ONE VOICE Response to Report by the Independent Panel on Forestry
We have signposted the panel’s ‘call for views’ to our members and encouraged them to make their own independent comments and views. We have also asked that they take part in the current online survey(s). This written response is a reflection of some of those views. One Voice is not qualified to pass judgement or offer alternatives on matters of future forestry in terms of detailed analysis – we leave that to the experts. We are most concerned with ensuring that there will be open and transparent accountability during the decision making process and in particular to ensure mechanisms are put in place to consult the general public in the process of taking forward the recommendations of the panel. We feel that informing and including the general public will lead to a greater understanding of why our woodlands and forests are so very dearly cherished.
Broad points we would like Defra to include in their deliberations are: -
The New Forest should not be thought of as a separate unit, but there are local complexities, which need to be considered.
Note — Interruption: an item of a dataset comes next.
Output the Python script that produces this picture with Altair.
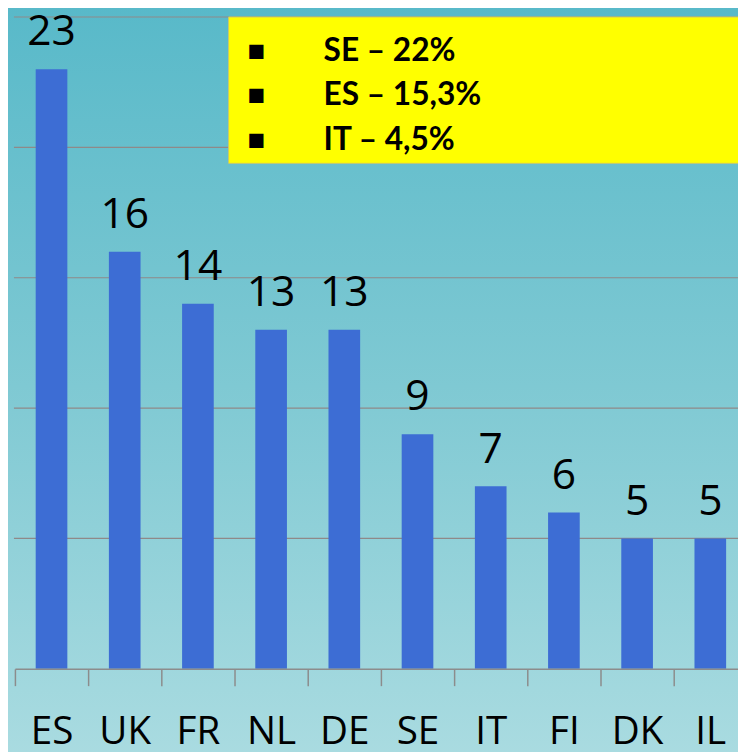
import altair as alt
import pandas as pd

countries = ["ES", "UK", "FR", "NL", "DE", "SE", "IT", "FI", "DK", "IL"]
values = [23, 16, 14, 13, 13, 9, 7, 6, 5, 5]
grid_values = [5, 10, 15, 20, 25]
box_lines = ["SE – 22%", "ES – 15,3%", "IT – 4,5%"]

df = pd.DataFrame({"country": countries, "value": values})
grid_df = pd.DataFrame({"v": grid_values})
one = pd.DataFrame({"a": [0]})
box_df = pd.DataFrame({"t": ["\n".join(box_lines)], "b": ["\n".join(["▪"] * len(box_lines))]})

W, H = 731, 659
xscale = alt.Scale(domain=countries, range=[0, 740], paddingInner=0, paddingOuter=0)
yscale = alt.Scale(domain=[0, 25], nice=False)

bg = alt.Chart(one).mark_rect(
    color=alt.Gradient(
        gradient="linear",
        stops=[alt.GradientStop(color="#58b9c9", offset=0),
               alt.GradientStop(color="#7fc9d3", offset=0.5),
               alt.GradientStop(color="#abdce1", offset=1)],
        x1=0, x2=0, y1=0, y2=1,
    )
).encode(x=alt.value(-20), x2=alt.value(760), y=alt.value(-13), y2=alt.value(760))

grid = alt.Chart(grid_df).mark_rule(color="#8f8989", strokeWidth=1.2).encode(
    y=alt.Y("v:Q", scale=yscale, axis=None),
    x=alt.value(-1), x2=alt.value(760),
)

bars = alt.Chart(df).mark_bar(size=32, color="#3d6dd4").encode(
    x=alt.X("country:N", sort=None, scale=xscale,
            axis=alt.Axis(title=None, labelAngle=0, labelFontSize=39, labelFont="Open Sans",
                          labelColor="black", labelPadding=27, tickSize=17, tickBand="extent",
                          tickColor="#8c8c8c", domainColor="#8c8c8c", domainWidth=1.5,
                          tickWidth=1.5, grid=False, zindex=1)),
    y=alt.Y("value:Q", scale=yscale, axis=None),
)

labels = alt.Chart(df).mark_text(dy=-24, baseline="alphabetic", fontSize=43,
                                 font="Open Sans", color="black").encode(
    x=alt.X("country:N", sort=None, scale=xscale),
    y=alt.Y("value:Q", scale=yscale),
    text=alt.Text("value:Q"),
)

box = alt.Chart(one).mark_rect(color="#ffff00", stroke="#c9c96a", strokeWidth=1).encode(
    x=alt.value(216), x2=alt.value(800), y=alt.value(0), y2=alt.value(148)
)

box_text = alt.Chart(box_df).mark_text(
    align="left", baseline="alphabetic", fontSize=32, font="Lato", fontWeight="bold",
    color="black", lineHeight=45, lineBreak="\n",
).encode(x=alt.value(312), y=alt.value(44), text="t:N")

box_bullets = alt.Chart(box_df).mark_text(
    align="center", baseline="alphabetic", fontSize=29, font="DejaVu Sans",
    color="black", lineHeight=45, lineBreak="\n",
).encode(x=alt.value(244), y=alt.value(42), text="b:N")

chart = alt.layer(bg, grid, bars, labels, box, box_text, box_bullets).properties(
    width=W, height=H,
    autosize=alt.AutoSizeParams(type="none"),
    padding={"left": 7, "top": 5, "right": 0, "bottom": 80},
    background="#58b9c9",
).configure_view(stroke=None)

chart.save("out.html", embed_options={"renderer": "svg", "actions": False})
There will not be a ‘one size fits all’ solution and central government should take into account local government regulations and by-laws, which may have different impacts on different areas.
The New Forest Acts must be preserved intact and not diluted or changed.
Access Rights in the New Forest:
From a layperson’s viewpoint it is currently unclear whether Access Rights are enshrined in the CROW Act 2000 or a combination of the CROW Act, the Law of Property Act and the ‘Understanding’ between the Forestry Commission and the New Forest Verderers: -
A Memorandum of Understanding Between the Forestry Commissioners and the Verderers of the New Forest (2002) has been drawn up to clarify the position and is intended to be binding in honour only. (Information taken from Forestry Commission Website)
The Law of Property Act 1925; and the fact that the Forestry Commission in the New Forest has dedicated as access land all the woodland areas that it manages which do not have access rights under the Law of Property Act 1925. (Information recently found on the New Forest National Park website, but now removed)
This is something we feel should be discussed and clarified by Defra.
The boundary of the New Forest National Park does not encompass/envelope the entire New Forest and the NPA have more stringent planning regulations and local agreements. This is one of the complexities that will need to be addressed.
The Forestry Commission is a multi-functional organisation, which is ultimately accountable to the general public. It employs its own (local) conservation staff, works in partnership with other conservation organisations and has links with landowners through its grants schemes. It is therefore able to acquire and use a vast knowledge pool, which can be of service to the New Forest, and elsewhere.
Whilst we feel the Forestry Commission is best placed to continue to manage the New Forest, the lack of funding and local autonomy means they are limited and therefore have to make difficult choices in the work they do.
We would not support land sales unless it has been the result of a full public consultation exercise. The lands are in public ownership – the public should therefore be part of the decision making process.
Community Groups cannot manage woodlands or forests in a sustainable way without the expertise and knowledge base of the Forestry Commission. There is however a role for local community groups to get involved by assisting Rangers or even becoming Rangers in a voluntary capacity. This is something that Defra may wish to explore further.
We would not support ‘gifting’ or ‘leasing’ any part(s) of the PFE.
We feel strongly that any newly formed Public Forest Management Organisation should be enshrined in ‘guardianship’ rather than a ‘Trust’ formation. The general public have a perception that the PFE will remain in public ownership in perpetuity; therefore a time-limiting Charter will not be appropriate, although the regulations should be revisited at appropriate intervals.
Planning Policy and Practice: It is our experience that unless local residents are properly consulted, Local Plans may not be a reflection of the community’s views or aspirations. In the New Forest local authorities rely heavily on 34 Parish Councils to produce their own “Village Design Statement”, but with a lack of resources and time some Parish Councils do not consult widely with its parishioners; which results in decisions being made by a handful of people.
There are changes taking place in planning policy by central government so these (and any other legislative changes) will need to be taken into account when taking forward the Panel’s recommendations.
Stakeholders: Historically, local and central government rely heavily on NGOs; charitable organisations; local ‘established’ organisations; high profile representatives or those who push hardest to be heard. Those who are consistently left out in the cold, (for example hotel owners, caravan park owners, pub owners, dog walkers, horse riders, residents, petition signatories etc.) including those who are not members of the ‘established stakeholders’ need to be engaged fully and openly in the process of changes to the PFE and FC.
We feel strongly that this is a unique opportunity for government to ‘think outside of the box’ and find meaningful ways in which to engage fully with the public alongside the more traditional routes. In our view it is vital that the ordinary people who live, work or visit woodlands and forests are made to feel included in its immediate and long-term future.
Whatever the outcome, the resulting changes should be seen as robust, open, transparent and fully accountably.